According to a report published Wednesday by the Cambridge Center for Alternative Finance, at the end of August, US accounted for 35.4 percent of the global hash rate. The metric of processing power used to extract the digital money. This is more than double the amount of activity recorded in April.
The country’s relative stake has increased due to China’s efforts to consolidate the industry to manage financial risk. In the early days of Bitcoin’s 2009 creation, the Asian nation served as a hub for the world’s largest miners, who benefited from cheap electricity generated by coal and hydroelectric plants.
Beijing’s stepped-up measures to rein in the cryptocurrency industry, announced in May, are beginning to bear fruit. The Cambridge researchers discovered that China’s observed share in Bitcoin mining has practically ceased to exist. This is down from a peak of 75% in September 2019, when Cambridge began collecting data. Additionally, it is a significant decline from the 46 percent level reached in April of this year.

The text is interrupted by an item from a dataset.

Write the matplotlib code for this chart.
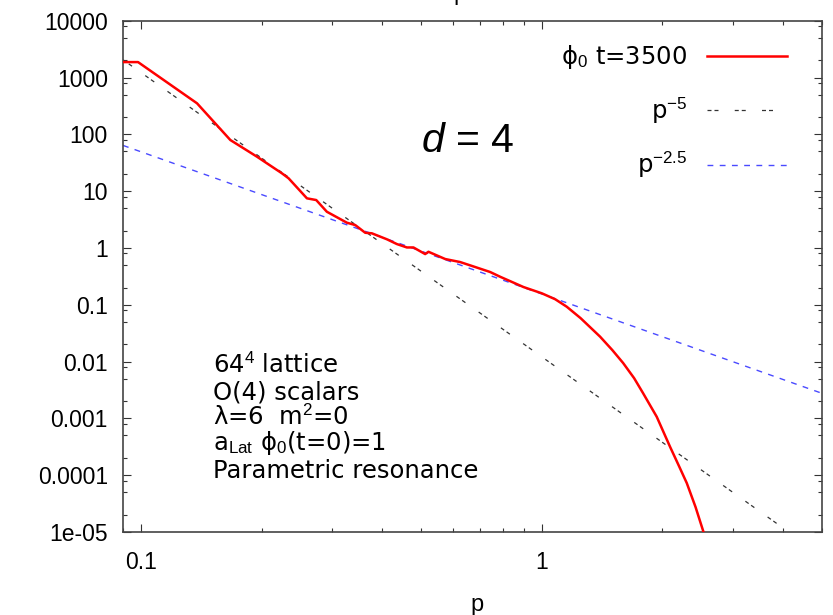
import numpy as np
import matplotlib
matplotlib.use("Agg")
import matplotlib.pyplot as plt
from matplotlib.ticker import LogLocator, FixedLocator, FixedFormatter, NullFormatter

plt.rcParams['font.family'] = ['Liberation Sans', 'DejaVu Sans']
plt.rcParams['mathtext.fontset'] = 'custom'
plt.rcParams['mathtext.rm'] = 'Liberation Sans'
plt.rcParams['mathtext.it'] = 'Liberation Sans:italic'
plt.rcParams['mathtext.bf'] = 'Liberation Sans:bold'

# spectrum at t=3500
p_vals = [0.0902, 0.0981, 0.1377, 0.1668, 0.1944, 0.2244, 0.2332, 0.2591, 0.2733,
          0.2905, 0.3261, 0.342, 0.3623, 0.3763, 0.4104, 0.4346, 0.4603, 0.478,
          0.5113, 0.521, 0.5738, 0.625, 0.682, 0.743, 0.787, 0.9, 1.0, 1.08, 1.154,
          1.25, 1.398, 1.5, 1.596, 1.7, 1.789, 1.936, 2.09, 2.2, 2.301, 2.42,
          2.532, 2.6]
phi_vals = [1870, 1870, 352, 79.4, 40.4, 20.6, 16.8, 7.47, 6.97,
            4.34, 2.78, 2.53, 1.85, 1.81, 1.42, 1.17, 1.02, 1.02,
            0.78, 0.857, 0.638, 0.565, 0.461, 0.377, 0.311, 0.205, 0.159, 0.125, 0.0923,
            0.058, 0.0274, 0.0159, 0.00942, 0.0051, 0.00279, 0.001067, 3.16e-4, 1.45e-4, 7.26e-5, 2.75e-5,
            1.01e-5, 5e-6]

# power-law guide lines, end points
fit_p = [0.09, 5.0]
pow5_vals = [2050, 3.87e-6]
pow25_vals = [63.8, 0.00277]

xtick_vals = [0.1, 1]
xtick_labels = ['0.1', '1']
ytick_vals = [1e4, 1e3, 1e2, 1e1, 1, 1e-1, 1e-2, 1e-3, 1e-4, 1e-5]
ytick_labels = ['10000', '1000', '100', '10', '1', '0.1', '0.01', '0.001', '0.0001', '1e-05']

fs = 17.5          # annotation / legend text
wide = ['DejaVu Sans']

fig = plt.figure(figsize=(8.33, 6.15), dpi=100)
ax = fig.add_axes([0.1477, 0.1350, 0.8388, 0.8313])

ax.plot(p_vals, phi_vals, color='#ff0000', lw=1.8, label='ϕ$_0$ t=3500', zorder=3)
ax.plot(fit_p, pow5_vals, color='#333333', lw=0.9, dashes=(3.2, 2.4, 3.2, 13),
        label=r'p$^{-5}$', zorder=2)
ax.plot(fit_p, pow25_vals, color='#4a4aff', lw=1.0, dashes=(4.2, 4.6),
        label=r'p$^{-2.5}$', zorder=2)

ax.set_xscale('log')
ax.set_yscale('log')
ax.set_xlim(0.09, 5.0)
ax.set_ylim(1e-5, 1e4)

ax.xaxis.set_major_locator(FixedLocator(xtick_vals))
ax.xaxis.set_major_formatter(FixedFormatter(xtick_labels))
ax.xaxis.set_minor_locator(LogLocator(base=10, subs=(2, 3, 4, 5, 6, 7, 8, 9), numticks=20))
ax.xaxis.set_minor_formatter(NullFormatter())
ax.yaxis.set_major_locator(FixedLocator(ytick_vals))
ax.yaxis.set_major_formatter(FixedFormatter(ytick_labels))
ax.yaxis.set_minor_locator(LogLocator(base=10, subs=(2, 5, 8), numticks=20))
ax.yaxis.set_minor_formatter(NullFormatter())

ax.tick_params(which='both', direction='in', top=True, right=True, width=0.8, color='#333333')
ax.tick_params(which='major', length=6, labelsize=16.5)
ax.tick_params(which='minor', length=3)
ax.tick_params(axis='x', pad=14)
ax.tick_params(axis='y', pad=11)
for s in ax.spines.values():
    s.set_color('#444444')
    s.set_linewidth(1.2)

ax.set_xlabel('p', fontsize=17, labelpad=14, x=0.507)
fig.text(0.552, 1.0, 'p', fontsize=17, ha='center', va='baseline')

ax.text(0.493, 0.765, r'$d$ = 4', fontsize=29.5, ha='center', va='center', transform=ax.transAxes)

notes = [r'64$^{4}$ lattice', 'O(4) scalars', r'λ=6  m$^{2}$=0',
         r'a$_{\mathrm{Lat}}$ ϕ$_0$(t=0)=1', 'Parametric resonance']
note_y = [0.3104, 0.2582, 0.2093, 0.1604, 0.105]
for txt, yy in zip(notes, note_y):
    ax.text(0.1284, yy, txt, fontsize=fs, family=wide, ha='left', va='baseline',
            transform=ax.transAxes)

leg = ax.legend(loc='upper right', bbox_to_anchor=(0.9503, 0.956), markerfirst=False,
                frameon=False, prop={'family': wide, 'size': fs}, handlelength=3.3,
                handletextpad=0.8, labelspacing=1.0, borderaxespad=0, borderpad=0)

fig.savefig('out.png', dpi=100)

Is There a Significant Probability?
There is a significant probability that underground mining is continuing in China. But channel through virtual private networks that make the machines appear in another nation. According to the Cambridge research, recent rises in the hash rate in Ireland and Germany are most likely the result of miners utilizing VPNs or proxy servers.

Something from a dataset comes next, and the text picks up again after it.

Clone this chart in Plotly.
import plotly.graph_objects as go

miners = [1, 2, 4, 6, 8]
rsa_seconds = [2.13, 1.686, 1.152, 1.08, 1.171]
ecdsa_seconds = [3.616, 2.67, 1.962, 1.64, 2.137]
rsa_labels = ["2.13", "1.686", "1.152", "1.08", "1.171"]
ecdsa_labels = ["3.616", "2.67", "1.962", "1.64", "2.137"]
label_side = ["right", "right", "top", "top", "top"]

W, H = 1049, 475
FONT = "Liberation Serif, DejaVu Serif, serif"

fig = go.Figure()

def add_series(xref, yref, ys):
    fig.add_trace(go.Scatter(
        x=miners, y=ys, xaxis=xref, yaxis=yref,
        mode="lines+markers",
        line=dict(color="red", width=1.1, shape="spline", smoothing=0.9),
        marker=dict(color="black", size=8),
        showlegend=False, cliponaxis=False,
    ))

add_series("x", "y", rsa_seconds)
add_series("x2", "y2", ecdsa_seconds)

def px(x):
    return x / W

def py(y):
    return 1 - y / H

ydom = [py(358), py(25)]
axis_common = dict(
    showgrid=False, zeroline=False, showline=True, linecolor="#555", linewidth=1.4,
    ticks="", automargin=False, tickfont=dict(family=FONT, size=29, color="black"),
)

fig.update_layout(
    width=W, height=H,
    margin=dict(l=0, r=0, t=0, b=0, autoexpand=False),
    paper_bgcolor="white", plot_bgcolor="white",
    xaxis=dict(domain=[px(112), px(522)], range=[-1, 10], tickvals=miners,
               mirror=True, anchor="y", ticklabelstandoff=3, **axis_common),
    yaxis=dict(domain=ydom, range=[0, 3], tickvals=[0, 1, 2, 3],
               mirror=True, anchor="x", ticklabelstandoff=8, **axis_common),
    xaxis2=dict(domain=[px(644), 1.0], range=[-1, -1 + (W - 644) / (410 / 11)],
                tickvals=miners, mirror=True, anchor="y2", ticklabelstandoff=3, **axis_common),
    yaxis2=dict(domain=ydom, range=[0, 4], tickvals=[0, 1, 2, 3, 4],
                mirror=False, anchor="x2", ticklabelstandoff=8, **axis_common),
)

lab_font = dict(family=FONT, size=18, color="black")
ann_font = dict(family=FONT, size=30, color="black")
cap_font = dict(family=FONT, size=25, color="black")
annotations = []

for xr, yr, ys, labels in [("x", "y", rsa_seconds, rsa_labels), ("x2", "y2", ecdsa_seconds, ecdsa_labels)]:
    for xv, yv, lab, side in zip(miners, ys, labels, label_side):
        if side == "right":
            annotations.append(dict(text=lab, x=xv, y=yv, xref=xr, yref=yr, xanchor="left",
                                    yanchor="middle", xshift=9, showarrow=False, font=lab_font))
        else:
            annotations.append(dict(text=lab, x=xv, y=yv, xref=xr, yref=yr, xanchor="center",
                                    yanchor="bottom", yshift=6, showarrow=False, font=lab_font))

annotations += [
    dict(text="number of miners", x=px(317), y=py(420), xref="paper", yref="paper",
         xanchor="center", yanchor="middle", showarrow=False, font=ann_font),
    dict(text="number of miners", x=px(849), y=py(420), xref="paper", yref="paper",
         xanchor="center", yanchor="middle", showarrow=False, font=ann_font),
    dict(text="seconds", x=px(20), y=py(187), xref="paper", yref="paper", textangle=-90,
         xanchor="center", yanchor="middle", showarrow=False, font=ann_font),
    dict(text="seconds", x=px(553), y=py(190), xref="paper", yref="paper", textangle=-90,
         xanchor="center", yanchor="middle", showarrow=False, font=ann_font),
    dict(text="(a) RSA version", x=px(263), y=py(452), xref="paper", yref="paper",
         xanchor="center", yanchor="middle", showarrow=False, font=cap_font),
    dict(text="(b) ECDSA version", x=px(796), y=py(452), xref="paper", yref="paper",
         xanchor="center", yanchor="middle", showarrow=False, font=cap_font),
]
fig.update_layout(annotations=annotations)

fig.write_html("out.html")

Miners are looking for low-cost electricity and hospitable governments to fuel the virtual currency rise, which is again approaching record highs. The coin has increased by more than 370 percent in the last year, trading at roughly $54,650 with a market cap of approximately $1 trillion.
In August, Kazakhstan’s portion of the hash rate increased to 18.1 percent, up from 8.2 percent in April. While Russia’s share increased to 11%, up from 6.8 percent during the same period.
The researchers at the institute, part of the University of Cambridge’s Cambridge Judge Business School. They collect data on mining operators’ IP addresses from mining pools BTC.com, Poolin, ViaBTC, and Foundry.